We have tried all day to give him plenty of attention but he also growled and snapped at us when we just tried to hold him off hurting her and he actually bit my husband.
We are having to watch them all the time and to be honest she's been quite good not bothering him too much.
We have separated them quite a bit because Merlin does get tried easily and becomes grouchy - he as always been like this.
This behaviour from him is what I worried about when we decided to have another dog because he has shown this aggression with other dogs, but I thought it would help him by getting another dog.
So do I separate them a lot more and hope it gets better.
She is so small and I'm really worried that he is going to harm her.
I know people will say this is normal behaviour but he's really frightening when he snaps and shows his teeth.


----------



## Minnie (Jun 8, 2012)

This was yesterday when they first met


----------



## Lozzie (Apr 1, 2012)

Awww such a cute picture!!


----------



## dmgalley (Aug 19, 2012)

Minnie Jake is the same way with other dogs (and the same age as Merlin i think) We are taking him to puppy/teen class for that very reason.It is scary when they snap and lunge.
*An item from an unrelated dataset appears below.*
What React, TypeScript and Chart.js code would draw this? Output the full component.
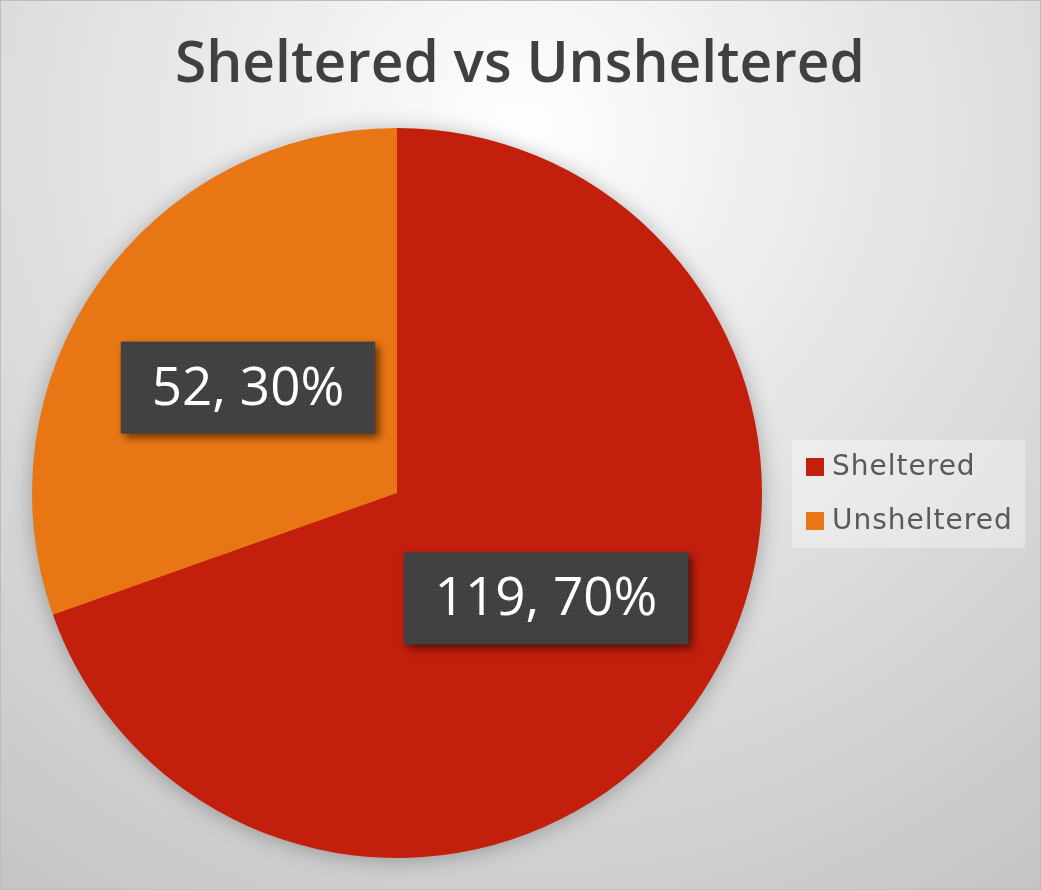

Jake acts like a pit bull! 
I am sure it will get better. Von has excellent advice. I have been making myself wait on a new pup until Jake is two thinking I could avoid this very thing.
She is very cute and they look so good together. Hang in there.


----------



## Von (Nov 1, 2012)

A great picture! 

It sounds as though Merlin's first 'snap' was instigated unwittingly by the puppy, and after that he was 'getting in first'. 

We found chews etc were an absolute no no in the early days unless J and M were separated. We put Meadow in the puppy pen with her chew, and Jenna several feet away with hers.

When we fed them we made both of them sit a distance apart, put Jenna's food down first at one end of the kitchen, and then Meadow's at the other, both were given the command 'wait', and then 'take it' (Jenna was used to this, the puppy was learning). One of us stood between the two dogs to make sure there were no little sorties to each others bowl. We also put little bits of extra food into Jenna's bowl whilst she was eating.

It is hard work because you are trying to do two jobs - protect the puppy from the older dog, and the dog from the puppy with neither dog knowing what is expected of them; and all this without undermining their confidence and trust in you!

I'm sure other folk will be along to offer more advice, the behaviour you are describing is not unusual. One of the things we discovered during our journey through this phase was that Jenna, whom we had always thought of as a compliant, submissive and placid dog, was actually much more confident and in control than we had realised. We then had to work hard to really establish ourselves as pack leader in Jenna's eyes. We took control of all resources - food, toys, living space, praise by touch, eye contact, voice, and ensured that Jenna had to work and earn any of these. Because she had been such a placid soul, she had actually been getting away with an awful lot! Just an example - she had always been allowed out into the garden whenever she wanted, and would fly out as soon as the door was opened. That has changed, she goes out when WE think she needs to - she now sits on the step before the door is opened, and told to wait when the door is open until she is given the release word, which she only gets when she is giving eye contact. Both she and Meadow are brilliant at this now, and the reward for their good behaviour is that they can go in the garden! 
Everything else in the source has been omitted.